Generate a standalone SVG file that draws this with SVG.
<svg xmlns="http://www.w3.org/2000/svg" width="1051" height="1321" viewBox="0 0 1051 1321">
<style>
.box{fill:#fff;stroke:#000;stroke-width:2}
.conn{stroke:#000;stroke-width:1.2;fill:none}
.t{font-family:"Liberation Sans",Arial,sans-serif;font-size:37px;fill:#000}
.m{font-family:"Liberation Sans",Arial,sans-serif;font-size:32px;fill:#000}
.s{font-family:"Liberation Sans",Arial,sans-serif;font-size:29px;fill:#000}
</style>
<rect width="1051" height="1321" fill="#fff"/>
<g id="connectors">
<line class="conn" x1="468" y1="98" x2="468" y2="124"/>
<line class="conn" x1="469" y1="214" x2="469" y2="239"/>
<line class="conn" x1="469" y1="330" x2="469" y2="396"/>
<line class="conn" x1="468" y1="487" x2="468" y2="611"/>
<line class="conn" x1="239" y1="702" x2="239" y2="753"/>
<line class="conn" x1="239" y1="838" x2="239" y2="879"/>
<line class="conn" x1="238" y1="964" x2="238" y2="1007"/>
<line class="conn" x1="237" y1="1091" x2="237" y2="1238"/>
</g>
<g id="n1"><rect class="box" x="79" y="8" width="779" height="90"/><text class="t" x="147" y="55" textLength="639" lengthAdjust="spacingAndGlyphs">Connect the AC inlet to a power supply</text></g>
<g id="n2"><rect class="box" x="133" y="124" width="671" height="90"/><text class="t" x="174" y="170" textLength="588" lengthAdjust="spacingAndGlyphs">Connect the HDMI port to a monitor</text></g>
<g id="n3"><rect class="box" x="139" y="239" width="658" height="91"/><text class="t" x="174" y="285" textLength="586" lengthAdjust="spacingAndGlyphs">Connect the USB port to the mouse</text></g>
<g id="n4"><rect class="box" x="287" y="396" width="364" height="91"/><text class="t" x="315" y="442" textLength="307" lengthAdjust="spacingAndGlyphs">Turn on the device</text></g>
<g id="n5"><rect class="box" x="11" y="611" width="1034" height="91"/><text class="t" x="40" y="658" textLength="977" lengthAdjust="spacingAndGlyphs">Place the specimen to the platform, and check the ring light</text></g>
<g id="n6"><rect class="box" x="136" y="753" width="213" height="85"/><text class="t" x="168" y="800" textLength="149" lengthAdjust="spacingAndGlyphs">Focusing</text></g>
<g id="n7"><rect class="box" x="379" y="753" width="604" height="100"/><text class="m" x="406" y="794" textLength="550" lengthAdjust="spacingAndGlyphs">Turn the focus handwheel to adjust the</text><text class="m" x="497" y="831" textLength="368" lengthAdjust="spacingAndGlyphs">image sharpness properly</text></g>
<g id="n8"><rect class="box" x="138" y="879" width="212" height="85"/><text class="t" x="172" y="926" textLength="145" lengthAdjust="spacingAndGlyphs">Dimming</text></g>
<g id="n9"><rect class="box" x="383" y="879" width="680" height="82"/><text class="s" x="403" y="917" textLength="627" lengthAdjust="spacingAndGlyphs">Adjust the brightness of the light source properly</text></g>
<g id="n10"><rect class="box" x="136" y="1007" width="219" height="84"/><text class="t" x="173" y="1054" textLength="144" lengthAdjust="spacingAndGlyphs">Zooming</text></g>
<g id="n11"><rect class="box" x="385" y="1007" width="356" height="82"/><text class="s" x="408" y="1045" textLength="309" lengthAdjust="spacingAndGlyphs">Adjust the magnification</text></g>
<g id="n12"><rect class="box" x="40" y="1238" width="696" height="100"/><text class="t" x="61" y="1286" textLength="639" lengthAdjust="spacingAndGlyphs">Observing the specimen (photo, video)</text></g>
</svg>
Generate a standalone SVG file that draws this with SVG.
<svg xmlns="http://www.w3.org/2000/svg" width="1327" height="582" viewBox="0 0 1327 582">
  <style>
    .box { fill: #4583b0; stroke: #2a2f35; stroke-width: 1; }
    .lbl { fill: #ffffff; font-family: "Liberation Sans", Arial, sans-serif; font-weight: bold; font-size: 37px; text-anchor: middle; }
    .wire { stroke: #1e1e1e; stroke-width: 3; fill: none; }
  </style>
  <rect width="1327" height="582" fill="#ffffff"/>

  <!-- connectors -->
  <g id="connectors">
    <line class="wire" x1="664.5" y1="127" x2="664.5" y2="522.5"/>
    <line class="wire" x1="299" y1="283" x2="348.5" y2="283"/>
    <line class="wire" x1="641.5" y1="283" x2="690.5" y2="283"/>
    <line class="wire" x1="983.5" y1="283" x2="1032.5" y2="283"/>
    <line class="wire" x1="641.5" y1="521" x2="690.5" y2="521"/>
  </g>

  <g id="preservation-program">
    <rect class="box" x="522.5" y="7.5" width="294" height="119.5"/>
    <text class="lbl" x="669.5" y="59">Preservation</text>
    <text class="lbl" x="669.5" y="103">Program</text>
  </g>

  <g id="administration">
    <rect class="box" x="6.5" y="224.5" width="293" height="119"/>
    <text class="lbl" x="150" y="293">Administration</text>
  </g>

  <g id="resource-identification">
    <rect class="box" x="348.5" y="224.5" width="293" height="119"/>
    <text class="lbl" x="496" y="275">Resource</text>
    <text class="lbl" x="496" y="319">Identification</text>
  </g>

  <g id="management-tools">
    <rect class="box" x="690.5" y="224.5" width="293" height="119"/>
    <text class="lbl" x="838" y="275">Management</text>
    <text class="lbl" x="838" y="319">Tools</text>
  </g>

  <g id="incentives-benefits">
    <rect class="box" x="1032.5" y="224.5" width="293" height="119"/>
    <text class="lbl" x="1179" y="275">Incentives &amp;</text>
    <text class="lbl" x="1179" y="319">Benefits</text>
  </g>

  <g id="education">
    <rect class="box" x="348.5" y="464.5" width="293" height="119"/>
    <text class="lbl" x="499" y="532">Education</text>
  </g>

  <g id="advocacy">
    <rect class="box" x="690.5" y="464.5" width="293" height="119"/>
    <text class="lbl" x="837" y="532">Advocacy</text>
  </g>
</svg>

---*---

Problem to work on: Using the listing above, retype each line exactly.

Exercise output:
Generate a standalone SVG file that draws this with SVG.
<svg xmlns="http://www.w3.org/2000/svg" width="1051" height="1321" viewBox="0 0 1051 1321">
<style>
.box{fill:#fff;stroke:#000;stroke-width:2}
.conn{stroke:#000;stroke-width:1.2;fill:none}
.t{font-family:"Liberation Sans",Arial,sans-serif;font-size:37px;fill:#000}
.m{font-family:"Liberation Sans",Arial,sans-serif;font-size:32px;fill:#000}
.s{font-family:"Liberation Sans",Arial,sans-serif;font-size:29px;fill:#000}
</style>
<rect width="1051" height="1321" fill="#fff"/>
<g id="connectors">
<line class="conn" x1="468" y1="98" x2="468" y2="124"/>
<line class="conn" x1="469" y1="214" x2="469" y2="239"/>
<line class="conn" x1="469" y1="330" x2="469" y2="396"/>
<line class="conn" x1="468" y1="487" x2="468" y2="611"/>
<line class="conn" x1="239" y1="702" x2="239" y2="753"/>
<line class="conn" x1="239" y1="838" x2="239" y2="879"/>
<line class="conn" x1="238" y1="964" x2="238" y2="1007"/>
<line class="conn" x1="237" y1="1091" x2="237" y2="1238"/>
</g>
<g id="n1"><rect class="box" x="79" y="8" width="779" height="90"/><text class="t" x="147" y="55" textLength="639" lengthAdjust="spacingAndGlyphs">Connect the AC inlet to a power supply</text></g>
<g id="n2"><rect class="box" x="133" y="124" width="671" height="90"/><text class="t" x="174" y="170" textLength="588" lengthAdjust="spacingAndGlyphs">Connect the HDMI port to a monitor</text></g>
<g id="n3"><rect class="box" x="139" y="239" width="658" height="91"/><text class="t" x="174" y="285" textLength="586" lengthAdjust="spacingAndGlyphs">Connect the USB port to the mouse</text></g>
<g id="n4"><rect class="box" x="287" y="396" width="364" height="91"/><text class="t" x="315" y="442" textLength="307" lengthAdjust="spacingAndGlyphs">Turn on the device</text></g>
<g id="n5"><rect class="box" x="11" y="611" width="1034" height="91"/><text class="t" x="40" y="658" textLength="977" lengthAdjust="spacingAndGlyphs">Place the specimen to the platform, and check the ring light</text></g>
<g id="n6"><rect class="box" x="136" y="753" width="213" height="85"/><text class="t" x="168" y="800" textLength="149" lengthAdjust="spacingAndGlyphs">Focusing</text></g>
<g id="n7"><rect class="box" x="379" y="753" width="604" height="100"/><text class="m" x="406" y="794" textLength="550" lengthAdjust="spacingAndGlyphs">Turn the focus handwheel to adjust the</text><text class="m" x="497" y="831" textLength="368" lengthAdjust="spacingAndGlyphs">image sharpness properly</text></g>
<g id="n8"><rect class="box" x="138" y="879" width="212" height="85"/><text class="t" x="172" y="926" textLength="145" lengthAdjust="spacingAndGlyphs">Dimming</text></g>
<g id="n9"><rect class="box" x="383" y="879" width="680" height="82"/><text class="s" x="403" y="917" textLength="627" lengthAdjust="spacingAndGlyphs">Adjust the brightness of the light source properly</text></g>
<g id="n10"><rect class="box" x="136" y="1007" width="219" height="84"/><text class="t" x="173" y="1054" textLength="144" lengthAdjust="spacingAndGlyphs">Zooming</text></g>
<g id="n11"><rect class="box" x="385" y="1007" width="356" height="82"/><text class="s" x="408" y="1045" textLength="309" lengthAdjust="spacingAndGlyphs">Adjust the magnification</text></g>
<g id="n12"><rect class="box" x="40" y="1238" width="696" height="100"/><text class="t" x="61" y="1286" textLength="639" lengthAdjust="spacingAndGlyphs">Observing the specimen (photo, video)</text></g>
</svg>
Generate a standalone SVG file that draws this with SVG.
<svg xmlns="http://www.w3.org/2000/svg" width="1327" height="582" viewBox="0 0 1327 582">
  <style>
    .box { fill: #4583b0; stroke: #2a2f35; stroke-width: 1; }
    .lbl { fill: #ffffff; font-family: "Liberation Sans", Arial, sans-serif; font-weight: bold; font-size: 37px; text-anchor: middle; }
    .wire { stroke: #1e1e1e; stroke-width: 3; fill: none; }
  </style>
  <rect width="1327" height="582" fill="#ffffff"/>

  <!-- connectors -->
  <g id="connectors">
    <line class="wire" x1="664.5" y1="127" x2="664.5" y2="522.5"/>
    <line class="wire" x1="299" y1="283" x2="348.5" y2="283"/>
    <line class="wire" x1="641.5" y1="283" x2="690.5" y2="283"/>
    <line class="wire" x1="983.5" y1="283" x2="1032.5" y2="283"/>
    <line class="wire" x1="641.5" y1="521" x2="690.5" y2="521"/>
  </g>

  <g id="preservation-program">
    <rect class="box" x="522.5" y="7.5" width="294" height="119.5"/>
    <text class="lbl" x="669.5" y="59">Preservation</text>
    <text class="lbl" x="669.5" y="103">Program</text>
  </g>

  <g id="administration">
    <rect class="box" x="6.5" y="224.5" width="293" height="119"/>
    <text class="lbl" x="150" y="293">Administration</text>
  </g>

  <g id="resource-identification">
    <rect class="box" x="348.5" y="224.5" width="293" height="119"/>
    <text class="lbl" x="496" y="275">Resource</text>
    <text class="lbl" x="496" y="319">Identification</text>
  </g>

  <g id="management-tools">
    <rect class="box" x="690.5" y="224.5" width="293" height="119"/>
    <text class="lbl" x="838" y="275">Management</text>
    <text class="lbl" x="838" y="319">Tools</text>
  </g>

  <g id="incentives-benefits">
    <rect class="box" x="1032.5" y="224.5" width="293" height="119"/>
    <text class="lbl" x="1179" y="275">Incentives &amp;</text>
    <text class="lbl" x="1179" y="319">Benefits</text>
  </g>

  <g id="education">
    <rect class="box" x="348.5" y="464.5" width="293" height="119"/>
    <text class="lbl" x="499" y="532">Education</text>
  </g>

  <g id="advocacy">
    <rect class="box" x="690.5" y="464.5" width="293" height="119"/>
    <text class="lbl" x="837" y="532">Advocacy</text>
  </g>
</svg>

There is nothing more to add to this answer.